▶ _Stated problem_: Begin at the first line of the data and copy each line through the one containing "from bokeh.core.properties import value", that line included, with no pictures.

▶ _Given data_:
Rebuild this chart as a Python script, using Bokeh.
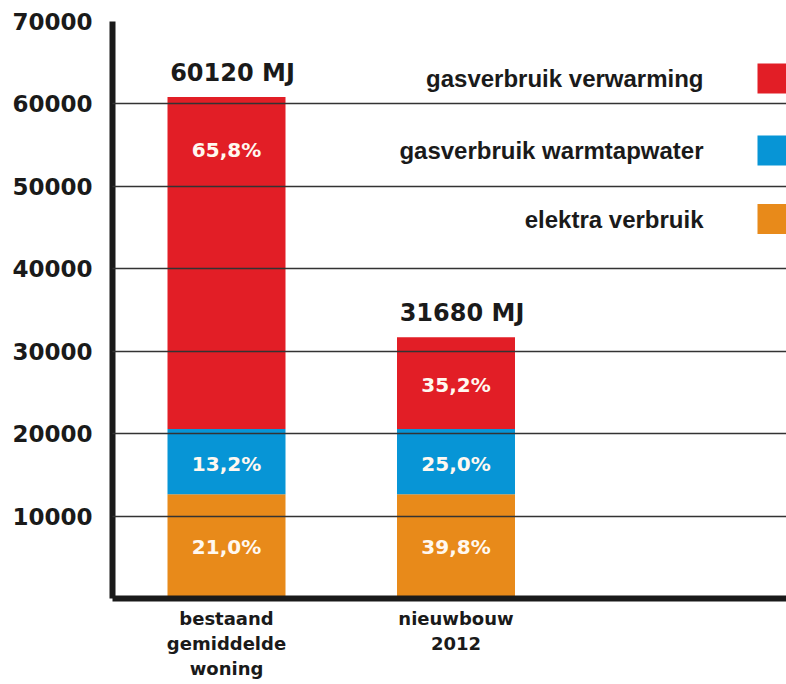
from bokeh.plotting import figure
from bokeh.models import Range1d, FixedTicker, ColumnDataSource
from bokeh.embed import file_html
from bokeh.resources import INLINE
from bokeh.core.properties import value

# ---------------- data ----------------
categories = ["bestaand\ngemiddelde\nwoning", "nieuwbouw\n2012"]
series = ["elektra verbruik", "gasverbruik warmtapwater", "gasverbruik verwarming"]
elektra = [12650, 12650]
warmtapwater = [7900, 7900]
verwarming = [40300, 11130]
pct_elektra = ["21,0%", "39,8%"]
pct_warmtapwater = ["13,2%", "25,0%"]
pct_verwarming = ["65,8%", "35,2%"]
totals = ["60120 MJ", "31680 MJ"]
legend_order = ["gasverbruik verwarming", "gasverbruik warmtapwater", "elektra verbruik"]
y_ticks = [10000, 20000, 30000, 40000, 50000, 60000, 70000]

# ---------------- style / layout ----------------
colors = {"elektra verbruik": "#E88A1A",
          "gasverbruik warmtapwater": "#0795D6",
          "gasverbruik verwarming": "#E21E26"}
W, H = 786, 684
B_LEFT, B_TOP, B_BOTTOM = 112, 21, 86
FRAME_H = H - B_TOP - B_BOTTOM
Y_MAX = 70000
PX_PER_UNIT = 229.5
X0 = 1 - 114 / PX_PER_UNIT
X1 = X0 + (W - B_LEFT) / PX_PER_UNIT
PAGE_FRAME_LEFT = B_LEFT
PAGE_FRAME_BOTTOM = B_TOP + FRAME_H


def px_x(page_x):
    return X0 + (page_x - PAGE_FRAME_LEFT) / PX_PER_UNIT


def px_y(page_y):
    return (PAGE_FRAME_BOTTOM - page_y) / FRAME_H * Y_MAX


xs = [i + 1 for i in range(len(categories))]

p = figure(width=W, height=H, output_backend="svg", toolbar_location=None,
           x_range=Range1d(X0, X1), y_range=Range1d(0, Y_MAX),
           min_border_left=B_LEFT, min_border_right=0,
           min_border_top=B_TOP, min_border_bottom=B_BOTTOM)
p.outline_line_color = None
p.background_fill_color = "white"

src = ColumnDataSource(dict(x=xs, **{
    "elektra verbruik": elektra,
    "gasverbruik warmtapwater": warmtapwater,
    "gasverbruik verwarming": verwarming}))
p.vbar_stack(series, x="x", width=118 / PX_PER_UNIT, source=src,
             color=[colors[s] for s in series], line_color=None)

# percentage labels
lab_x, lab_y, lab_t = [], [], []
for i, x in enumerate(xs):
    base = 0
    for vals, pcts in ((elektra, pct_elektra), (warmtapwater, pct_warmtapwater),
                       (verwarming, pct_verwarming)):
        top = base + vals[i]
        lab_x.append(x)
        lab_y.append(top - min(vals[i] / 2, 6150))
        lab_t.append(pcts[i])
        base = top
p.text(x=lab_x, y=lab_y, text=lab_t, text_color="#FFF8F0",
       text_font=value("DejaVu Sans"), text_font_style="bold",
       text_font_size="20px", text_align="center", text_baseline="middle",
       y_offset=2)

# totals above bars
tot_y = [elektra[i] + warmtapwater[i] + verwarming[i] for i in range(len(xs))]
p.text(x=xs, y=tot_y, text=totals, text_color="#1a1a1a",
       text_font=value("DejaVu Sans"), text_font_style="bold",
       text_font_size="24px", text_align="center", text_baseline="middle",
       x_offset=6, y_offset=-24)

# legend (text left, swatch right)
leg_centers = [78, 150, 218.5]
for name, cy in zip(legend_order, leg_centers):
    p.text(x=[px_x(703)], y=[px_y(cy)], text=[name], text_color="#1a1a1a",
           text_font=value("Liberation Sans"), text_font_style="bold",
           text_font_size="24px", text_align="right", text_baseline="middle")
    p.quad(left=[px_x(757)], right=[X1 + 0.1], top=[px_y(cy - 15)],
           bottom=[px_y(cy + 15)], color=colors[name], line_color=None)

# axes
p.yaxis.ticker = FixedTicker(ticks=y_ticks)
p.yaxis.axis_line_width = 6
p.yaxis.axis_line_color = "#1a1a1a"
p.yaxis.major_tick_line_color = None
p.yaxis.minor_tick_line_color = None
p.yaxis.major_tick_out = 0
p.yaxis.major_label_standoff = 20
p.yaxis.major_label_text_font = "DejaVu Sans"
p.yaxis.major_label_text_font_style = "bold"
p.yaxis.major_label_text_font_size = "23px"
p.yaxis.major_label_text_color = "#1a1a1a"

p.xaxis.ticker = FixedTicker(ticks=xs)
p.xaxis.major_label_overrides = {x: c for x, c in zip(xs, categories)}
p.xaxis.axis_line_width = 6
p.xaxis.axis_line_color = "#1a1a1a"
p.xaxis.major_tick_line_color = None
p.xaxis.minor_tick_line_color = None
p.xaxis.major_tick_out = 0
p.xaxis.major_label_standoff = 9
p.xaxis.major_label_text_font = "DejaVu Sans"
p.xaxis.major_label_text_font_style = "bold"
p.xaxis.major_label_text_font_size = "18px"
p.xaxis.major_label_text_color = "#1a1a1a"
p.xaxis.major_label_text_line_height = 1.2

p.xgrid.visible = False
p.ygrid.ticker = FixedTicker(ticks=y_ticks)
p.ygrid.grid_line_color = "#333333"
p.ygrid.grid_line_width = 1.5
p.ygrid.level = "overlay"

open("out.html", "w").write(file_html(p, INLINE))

▶ _Written solution_:
Rebuild this chart as a Python script, using Bokeh.
from bokeh.plotting import figure
from bokeh.models import Range1d, FixedTicker, ColumnDataSource
from bokeh.embed import file_html
from bokeh.resources import INLINE
from bokeh.core.properties import value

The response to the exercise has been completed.